I didn't go to my new job today, of hustling
invisible packages of fun to the lost and naive.
wait, did i just say that?  admitting to a scam?
truth is i don't even know what it is or was
but what i do know is there was no gaurantee
of payment...just of hope that they were on the up
and up...and for today i couldn't handle that.
my head was someplace else, trying to wake up...
trying to come alive and be somebody...
somebody new, somebody else, somebody
that resembles me, but has a steady income
and a daughter who lives in the same house,
the same town, the same state...
someone with a home instead of just his imagination
that will have to do for now...
I remembered a few years ago i took my car
in to get fixed to some garage somewhere deep
in the valley, and a fifty something year old female
lesbian sage mechanic, besides giving me a great deal
on my vehicular issues, directed me to a coffee house
on M street that was magic she said...and it would change my life.
and so I went there...and sat
and sat...
and waited...
came back the next day even...
but still no magic...
that i could see anyway...then i stopped going
and even left town...a few more detours in a life that
i am so ready to stop and smell the same flowers
and even coffee, on the same damn corner
for awhile, if only she were here too...my little dreamer hero.

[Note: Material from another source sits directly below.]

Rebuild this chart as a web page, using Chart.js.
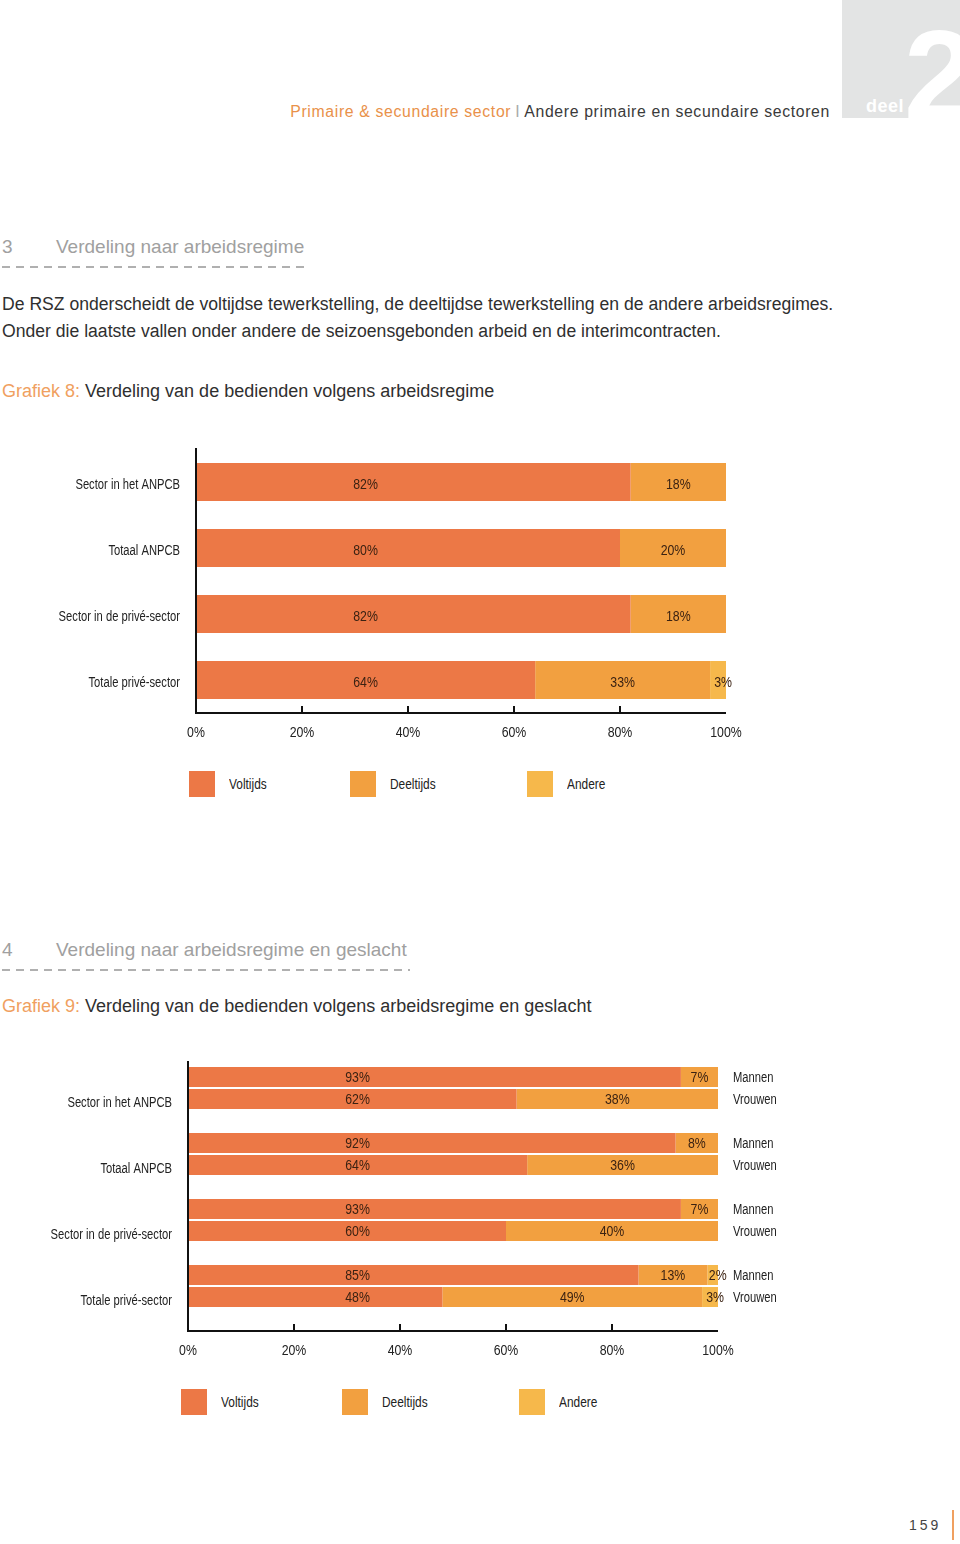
<!DOCTYPE html>
<html>
<head>
<meta charset="utf-8">
<script src="https://cdn.jsdelivr.net/npm/chart.js@4.4.1/dist/chart.umd.min.js"></script>
<style>
  html, body { margin: 0; padding: 0; background: #fff; }
  body { width: 960px; height: 1544px; position: relative; overflow: hidden; font-family: "Liberation Sans", Arial, sans-serif; }
  .abs { position: absolute; white-space: nowrap; }
  #deelBox { left: 842px; top: 0; width: 118px; height: 118px; background: #e3e4e4; overflow: hidden; }
  #deelBox .deel { position: absolute; left: 24px; top: 96px; font-size: 18px; font-weight: bold; color: #fff; letter-spacing: 0.5px; }
  #deelBox .nr { position: absolute; left: 62px; top: 12px; font-size: 128px; font-weight: bold; color: #fff; line-height: 1; }
  .header { right: 130px; top: 103px; font-size: 15.8px; letter-spacing: 0.65px; color: #3a3a3a; }
  .header .or { color: #e9914a; }
  .header .sep { color: #aaa; margin: 0 4px; }
  .sect { left: 2px; font-size: 19px; color: #a0a0a0; }
  .sect span { position: absolute; left: 54px; }
  .dash { left: 2px; height: 1.5px; background: repeating-linear-gradient(to right, #b0b0b0 0 8px, transparent 8px 14px); }
  .body { left: 2px; font-size: 17.6px; color: #2f2f2f; line-height: 27px; }
  .graf { left: 2px; font-size: 18px; color: #2f2f2f; }
  .graf .or { color: #f0a060; }
  canvas { position: absolute; left: 0; }
  .legend { position: absolute; height: 26px; }
  .legend .box { position: absolute; top: 0; width: 26px; height: 26px; }
  .legend .txt { position: absolute; top: 5px; font-size: 14px; color: #222; transform: scaleX(0.85); transform-origin: 0 0; }
  .pnum { left: 909px; top: 1517px; font-size: 14px; letter-spacing: 3px; color: #444; }
  .pline { left: 952px; top: 1510px; width: 2px; height: 30px; background: #f0a060; }
</style>
</head>
<body>
<div class="abs" id="deelBox"><div class="deel">deel</div><div class="nr">2</div></div>
<div class="abs header"><span class="or">Primaire &amp; secundaire sector</span><span class="sep">I</span>Andere primaire en secundaire sectoren</div>

<div class="abs sect" style="top:236px">3<span>Verdeling naar arbeidsregime</span></div>
<div class="abs dash" style="top:266px;width:303px"></div>
<div class="abs body" style="top:291px">De RSZ onderscheidt de voltijdse tewerkstelling, de deeltijdse tewerkstelling en de andere arbeidsregimes.<br>Onder die laatste vallen onder andere de seizoensgebonden arbeid en de interimcontracten.</div>
<div class="abs graf" style="top:381px"><span class="or">Grafiek 8:</span> Verdeling van de bedienden volgens arbeidsregime</div>

<canvas id="chart1" width="800" height="330" style="top:430px;width:800px;height:330px"></canvas>
<div class="legend" id="legend1" style="left:189px;top:771px"></div>

<div class="abs sect" style="top:939px">4<span>Verdeling naar arbeidsregime en geslacht</span></div>
<div class="abs dash" style="top:969px;width:408px"></div>
<div class="abs graf" style="top:996px"><span class="or">Grafiek 9:</span> Verdeling van de bedienden volgens arbeidsregime en geslacht</div>

<canvas id="chart2" width="800" height="340" style="top:1040px;width:800px;height:340px"></canvas>
<div class="legend" id="legend2" style="left:181px;top:1389px"></div>

<div class="abs pnum">159</div>
<div class="abs pline"></div>

<script>
const categories = ['Sector in het ANPCB', 'Totaal ANPCB', 'Sector in de privé-sector', 'Totale privé-sector'];
const regimes = ['Voltijds', 'Deeltijds', 'Andere'];
const regimeColors = ['#ec7846', '#f2a040', '#f6b84b'];
const xTicks = [0, 20, 40, 60, 80, 100];

// Grafiek 8
const voltijds = [82, 80, 82, 64];
const deeltijds = [18, 20, 18, 33];
const andere = [0, 0, 0, 3];

// Grafiek 9
const genders = ['Mannen', 'Vrouwen'];
const mannenVoltijds = [93, 92, 93, 85];
const mannenDeeltijds = [7, 8, 7, 13];
const mannenAndere = [0, 0, 0, 2];
const vrouwenVoltijds = [62, 64, 60, 48];
const vrouwenDeeltijds = [38, 36, 40, 49];
const vrouwenAndere = [0, 0, 0, 3];

const chartFont = '14px "Liberation Sans", Arial, sans-serif';
// the print uses a condensed face: words get squeezed more than numbers
const wordSqueeze = 0.8;
const numSqueeze = 0.88;
const inkColor = '#222';

function condensedText(ctx, text, x, y, align, sx) {
    ctx.save();
    ctx.translate(x, y);
    ctx.scale(sx, 1);
    ctx.textAlign = align;
    ctx.fillText(text, 0, 0);
    ctx.restore();
}

// axis lines with the small upward ticks, like in the print
const axisLines = {
    id: 'axisLines',
    afterDraw(chart, args, opts) {
        const ctx = chart.ctx;
        const area = chart.chartArea;
        const xs = chart.scales.x;
        const axisY = area.bottom + (opts.below || 0);
        ctx.save();
        ctx.strokeStyle = '#111';
        ctx.lineWidth = 2;
        ctx.beginPath();
        ctx.moveTo(area.left, area.top + (opts.topInset || 0));
        ctx.lineTo(area.left, axisY);
        ctx.lineTo(area.right, axisY);
        xTicks.forEach(v => {
            if (v === 0 || v === 100) return;
            const px = xs.getPixelForValue(v);
            ctx.moveTo(px, axisY);
            ctx.lineTo(px, axisY - 7);
        });
        ctx.stroke();
        ctx.restore();
    }
};

// tick labels, drawn condensed
const tickLabels = {
    id: 'tickLabels',
    afterDraw(chart, args, opts) {
        const ctx = chart.ctx;
        const xs = chart.scales.x;
        const ys = chart.scales.y;
        ctx.save();
        ctx.font = chartFont;
        ctx.fillStyle = inkColor;
        ctx.textBaseline = 'middle';
        ys.ticks.forEach((t, i) => {
            condensedText(ctx, ys.getLabelForValue(t.value), chart.chartArea.left - 16, ys.getPixelForTick(i) + opts.yShift, 'right', wordSqueeze);
        });
        const ly = chart.chartArea.bottom + opts.xGap;
        xs.ticks.forEach(t => {
            condensedText(ctx, t.value + '%', xs.getPixelForValue(t.value), ly, 'center', numSqueeze);
        });
        ctx.restore();
    }
};

// percentages inside the bars
const barLabels = {
    id: 'barLabels',
    afterDatasetsDraw(chart, args, opts) {
        const ctx = chart.ctx;
        const xs = chart.scales.x;
        ctx.save();
        ctx.font = chartFont;
        ctx.fillStyle = '#3b2212';
        ctx.textBaseline = 'middle';
        chart.data.datasets.forEach((ds, di) => {
            const meta = chart.getDatasetMeta(di);
            meta.data.forEach((bar, i) => {
                const v = ds.data[i];
                if (!v) return;
                let x;
                if (ds.regime === 0) {
                    x = xs.getPixelForValue(32);
                } else {
                    x = (bar.x + bar.base) / 2;
                    if (v < 5) x += 5;
                }
                condensedText(ctx, v + '%', x, bar.y + opts.shift, 'center', numSqueeze);
            });
        });
        ctx.restore();
    }
};

// Mannen / Vrouwen next to the bars of grafiek 9
const genderLabels = {
    id: 'genderLabels',
    afterDatasetsDraw(chart, args, opts) {
        if (!opts.show) return;
        const ctx = chart.ctx;
        ctx.save();
        ctx.font = chartFont;
        ctx.fillStyle = inkColor;
        ctx.textBaseline = 'middle';
        chart.data.datasets.forEach((ds, di) => {
            if (ds.regime !== 0) return;
            const meta = chart.getDatasetMeta(di);
            meta.data.forEach(bar => {
                condensedText(ctx, genders[ds.gender], chart.chartArea.right + 15, bar.y + 1, 'left', wordSqueeze);
            });
        });
        ctx.restore();
    }
};

function makeOptions(yWidth, xHeight, padTop, padRight, xGap, yShift, barShift, axisOpts, grouped) {
    const yScale = {
        afterFit(scale) { scale.width = yWidth; },
        grid: { display: false, drawTicks: false },
        border: { display: false },
        ticks: { display: false }
    };
    if (!grouped) yScale.stacked = true;
    return {
        indexAxis: 'y',
        responsive: false,
        animation: false,
        layout: { padding: { top: padTop, right: padRight, left: 0, bottom: 0 } },
        plugins: {
            legend: { display: false },
            tooltip: { enabled: false },
            axisLines: axisOpts,
            tickLabels: { xGap: xGap, yShift: yShift },
            barLabels: { shift: barShift },
            genderLabels: { show: grouped }
        },
        scales: {
            x: {
                stacked: true,
                min: 0,
                max: 100,
                afterBuildTicks(scale) { scale.ticks = xTicks.map(v => ({ value: v })); },
                afterFit(scale) { scale.height = xHeight; },
                grid: { display: false, drawTicks: false },
                border: { display: false },
                ticks: { display: false }
            },
            y: yScale
        }
    };
}

const chartPlugins = [axisLines, tickLabels, barLabels, genderLabels];

new Chart(document.getElementById('chart1'), {
    type: 'bar',
    data: {
        labels: categories,
        datasets: [voltijds, deeltijds, andere].map((d, r) => ({
            label: regimes[r],
            regime: r,
            data: d,
            backgroundColor: regimeColors[r],
            borderWidth: 0,
            categoryPercentage: 38 / 66,
            barPercentage: 1
        }))
    },
    options: makeOptions(196, 47, 19, 74, 20, 3, 3, { below: 0, topInset: -1 }, false),
    plugins: chartPlugins
});

const chart2Series = [
    [mannenVoltijds, mannenDeeltijds, mannenAndere],
    [vrouwenVoltijds, vrouwenDeeltijds, vrouwenAndere]
];
const chart2Datasets = [];
chart2Series.forEach((series, g) => {
    series.forEach((d, r) => {
        chart2Datasets.push({
            label: regimes[r] + ' ' + genders[g],
            regime: r,
            gender: g,
            stack: genders[g],
            data: d,
            backgroundColor: regimeColors[r],
            borderWidth: 0,
            categoryPercentage: 44 / 66,
            barPercentage: 20 / 22
        });
    });
});

new Chart(document.getElementById('chart2'), {
    type: 'bar',
    data: { labels: categories, datasets: chart2Datasets },
    options: makeOptions(188, 61, 15, 82, 32, 15, 1, { below: 12, topInset: 6 }, true),
    plugins: chartPlugins
});

// legends under the charts
['legend1', 'legend2'].forEach(id => {
    const el = document.getElementById(id);
    const offsets = [0, 161, 338];
    regimes.forEach((name, r) => {
        el.innerHTML += `<div class="box" style="left:${offsets[r]}px;background:${regimeColors[r]}"></div>` +
            `<div class="txt" style="left:${offsets[r] + 40}px">${name}</div>`;
    });
});
</script>
</body>
</html>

today, a few years later I returned to give the magic
coffee shop another chance...on the possibillity that maybe
i just simply did not give it enough time...
so i went back
to write things...and maybe even poetry.
and there you were
sitting in the far corner of the magic coffee shop
looking so familiar...writing...
seeming to be quite animated with the story in front of you,
or maybe you were trading instant messages
with a lover or a friend...or your
mother...but no matter what it was, your eye was twitching...
and i stared...because that is my disiese;
to stare at any living beautiful interesting female faces like
they are paintings on a wall, or a movie carrying me away to someplace else
but of course is incapable of catching me in my sickness of getting lost
or maybe found in them since they are not human...
but reality sometimes creeps in, and as it did...i was caught,
and then she gathered her belongings and stories and left.
and i sat still, patiently waiting for another familiar painting
or flash of light through cellular love to come alive and
subliminally whisper secrets that I've waited for
all these years...
but then it happened...
she returned
and we talked
all day
and i will rest easier tonight
since i was able to at last make a real moment more alive than art...
but yet the truth is she didnt come back...
but this is my pencil
and my paper
and my art
and yes even my rules
and whether it's life or art
i don't care...
it's still alive
and the only me i know today
so it will have to do for now...
and that is where our story begins
thankful for the advice of a sage mechanic in the valley
as i sit in the middle of the magic coffee shop
on M street....about to finally believe.